Sponsorship visa schemes have been celebrated by many employers and businesses as a route to bring those with the ‘right’ skills and experience to the UK to build successful careers and companies. They are designed solely on the basis of productivity and business and economic interests, rather than the wellbeing and protection of migrant workers in mind. Employers with sponsorship licences in the UK, and recruiters in origin countries, are using deception, coercion of payments, and sometimes threats to exploit sponsored migrant workers.

This is sponsored slavery.

When an employer holds power over a sponsored migrant worker due to their immigration status, this can easily be abused. The system explicitly makes sponsored workers vulnerable to exploitation with little safeguards for those arriving in the UK via this scheme.

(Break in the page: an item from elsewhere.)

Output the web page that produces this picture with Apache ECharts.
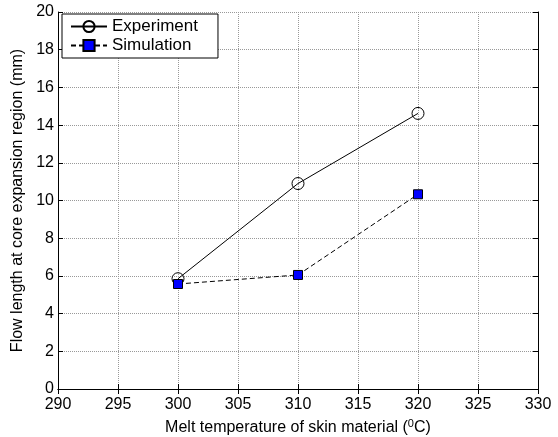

“Skilled worker visa holders are being subjected to modern day slavery by their sponsors. This is a matter that should be investigated since it’s against the Human Rights Act. Employers engaging in such acts should face full force of the law”

Mark, mechanical engineer in the West Midlands

Debt and destitution

Recruitment fees, and in some cases, the certificate of sponsorship (CoS) being passed on to the migrant worker is one of the fundamental issues in the sponsorship scheme. Many sponsors outsource immigration matters to third-party providers such as HR services, recruitment agencies and immigration lawyers, or so-called ‘brokers’. Evidence gathered by Migrants at Work has found some workers are paying an average of £17,000 for the certificate of sponsorship.

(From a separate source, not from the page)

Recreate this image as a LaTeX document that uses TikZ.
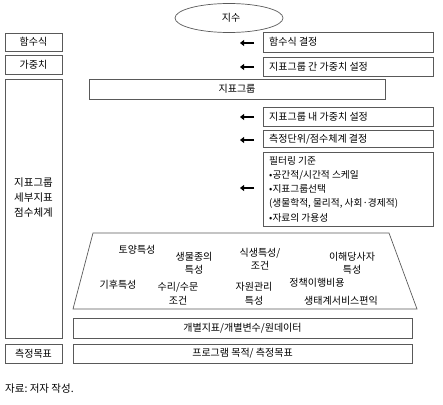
\documentclass[tikz,border=0pt]{standalone}
\usepackage{fontspec}
\setmainfont{Noto Sans CJK KR}
\usetikzlibrary{arrows.meta,shapes.geometric}
\begin{document}
\begin{tikzpicture}[x=1pt,y=-1pt,
  bx/.style={draw=black!65,line width=0.7pt},
  lbl/.style={font=\fontsize{10}{11}\selectfont,inner sep=0pt,text=black},
  two/.style={align=center,font=\fontsize{10}{13}\selectfont},
  arr/.style={line width=2.2pt,-{Triangle[length=4pt,width=6pt]},black}]
\useasboundingbox (0,0) rectangle (443,404);
% ellipse
\node[draw=black!65,line width=0.7pt,ellipse,minimum width=108pt,minimum height=29pt,inner sep=0pt] (jisu) at (229,18) {};
\node[lbl] (jisut) at (231,18) {지수};
% left column
\draw[bx] (5,33) rectangle (62,51); \node[lbl] (l1) at (33.5,42) {함수식};
\draw[bx] (5,55) rectangle (62,74); \node[lbl] (l2) at (33.5,64.5) {가중치};
\draw[bx] (5,79) rectangle (62,338);
\node[lbl,align=center,font=\fontsize{10.5}{15}\selectfont] (l3) at (33.5,198) {지표그룹\\세부지표\\점수체계};
\draw[bx] (5,344) rectangle (62,363); \node[lbl] (l4) at (33.5,353.5) {측정목표};
% right boxes
\draw[bx] (263,32) rectangle (433,52); \node[lbl,anchor=west] (r1) at (269,42) {함수식 결정};
\draw[bx] (263,57) rectangle (433,76); \node[lbl,anchor=west] (r2) at (269,66.5) {지표그룹 간 가중치 설정};
\draw[bx] (89,79) rectangle (385,99); \node[lbl] (g) at (237,89) {지표그룹};
\draw[bx] (263,107) rectangle (433,126); \node[lbl,anchor=west] (r3) at (269,116.5) {지표그룹 내 가중치 설정};
\draw[bx] (263,130) rectangle (433,147); \node[lbl,anchor=west] (r4) at (269,139) {측정단위/점수체계 결정};
\draw[bx] (263,152) rectangle (433,226);
\node[lbl,anchor=north west,align=left,font=\fontsize{9.7}{14.2}\selectfont] (r5) at (269,156) {필터링 기준\\•공간적/시간적 스케일\\•지표그룹선택\\(생물학적, 물리적, 사회·경제적)\\•자료의 가용성};
% arrows
\coordinate (a1s) at (254,43); \coordinate (a1e) at (240,43);
\coordinate (a2s) at (254,67); \coordinate (a2e) at (240,67);
\coordinate (a3s) at (254,117); \coordinate (a3e) at (240,117);
\coordinate (a4s) at (254,140); \coordinate (a4e) at (240,140);
\coordinate (a5s) at (254,188); \coordinate (a5e) at (240,188);
\foreach \i in {1,...,5} {\draw[arr] (a\i s) -- (a\i e);}
% trapezoid
\draw[bx] (93,233) -- (389,233) -- (417,309) -- (73,309) -- cycle;
\node[lbl] (t1) at (137,250) {토양특성};
\node[lbl,two] (t2) at (194,263) {생물종의\\특성};
\node[lbl,two] (t3) at (260,259) {식생특성/\\조건};
\node[lbl,two] (t4) at (352,263) {이해당사자\\특성};
\node[lbl] (t5) at (118,285) {기후특성};
\node[lbl,two,font=\fontsize{10}{14}\selectfont] (t6) at (178,294) {수리/수문\\조건};
\node[lbl,two,font=\fontsize{10}{14}\selectfont] (t7) at (254,294) {자원관리\\특성};
\node[lbl] (t8) at (317,283) {정책이행비용};
\node[lbl] (t9) at (341,301) {생태계서비스편익};
% bottom boxes
\draw[bx] (73,318) rectangle (412,338); \node[lbl] (b1) at (242.5,328) {개별지표/개별변수/원데이터};
\draw[bx] (73,344) rectangle (412,363); \node[lbl] (b2) at (242.5,353.5) {프로그램 목적/ 측정목표};
% caption
\node[lbl,anchor=west,font=\fontsize{10.5}{12}\selectfont] (cap) at (5,389) {자료:~저자~작성.};
\end{tikzpicture}
\end{document}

“I came to the UK to work, I have paid so much money for my visa. Immigration skills charge,  NHS surcharge. I did everything by the book, I have even paid fees I was not supposed to pay, because I was not aware.  Now I am stuck, I have been in the UK for 4 months. My sponsor says he has no work. I am in a foreign country, with no family, no friends, no money and no recourse to public funds. What am I supposed to do?”

– Care worker

In addition, the migrant workers have reported some of them are not being paid while others are not being given any work by their sponsors, or very limited shifts that breach the contracts they have been given. 

The Justice for Sponsored Workers Campaign are calling for sponsors and employers to be held to account for exploitation. Under the sponsorship scheme model, power is firmly in the hands of the employer and the Home Office. The compliance-based approach by the Home Office means that migrants bear the brunt of investigations, and when licences are revoked. When an employer’s sponsorship licence is revoked, sponsored migrant workers have just 60 days to find a new sponsored employer. This timeframe is insufficient because it is not easy to find a new sponsor. During this period, these sponsored migrant workers have no access to public funds (NRPF), and risk becoming destitute.

After 60 days, if migrant workers have found no sponsor, they are expected to leave the UK voluntarily, or face deportation. Evidently, sponsored migrant workers receive a greater punishment as a result of an employer’s exploitative practices.

The Justice for Sponsored Workers campaign is also demanding:

1. Remove restrictive sponsorship rules 

Restrictions in visa schemes mean that sponsored workers are dependent on their sponsor. To prevent becoming trapped in a cycle of exploitation by an employer, the sponsored workers are demanding greater freedom to move jobs or to a new sector. 

2. Safe Reporting

The lack of safe-reporting mechanisms for sponsored migrant workers means they do not come forward, even when they have no issues with their immigration status. Sponsored migrant workers who find themselves trapped in this scenario created by the revocation of their sponsor’s licence can end up being forced to work in breach of their immigration conditions to survive.

There are inadequate avenues to challenge the exploitation and potential trafficking experienced by sponsored migrant workers by UK sponsors. Sponsored migrant workers are told to report the exploitative practices to the Home Office, the Gangmasters and Labour Abuse Authority (GLAA), or modern slavery supporting organisations. 

“I seek justice not just for me but for every migrant worker who is facing more serious case than I faced. I have personally been harassed by my employer and blackmailed and told they would send me back home by cancelling my certificate of sponsorship because they have the right to do so without giving me any reason.

-Moses based in Sheffield on a Skilled Worker Visa

However, the reality is that reporting to these agencies are not always appropriate or even ‘safe’ for the sponsored migrant worker to report to without potential repercussions for reporting the issues they have faced. This is because neither employment law nor whistleblowing law effectively protects workers who are subject to immigration control. It is time to protect migrant workers who experience exploitation and implement safe-reporting mechanisms.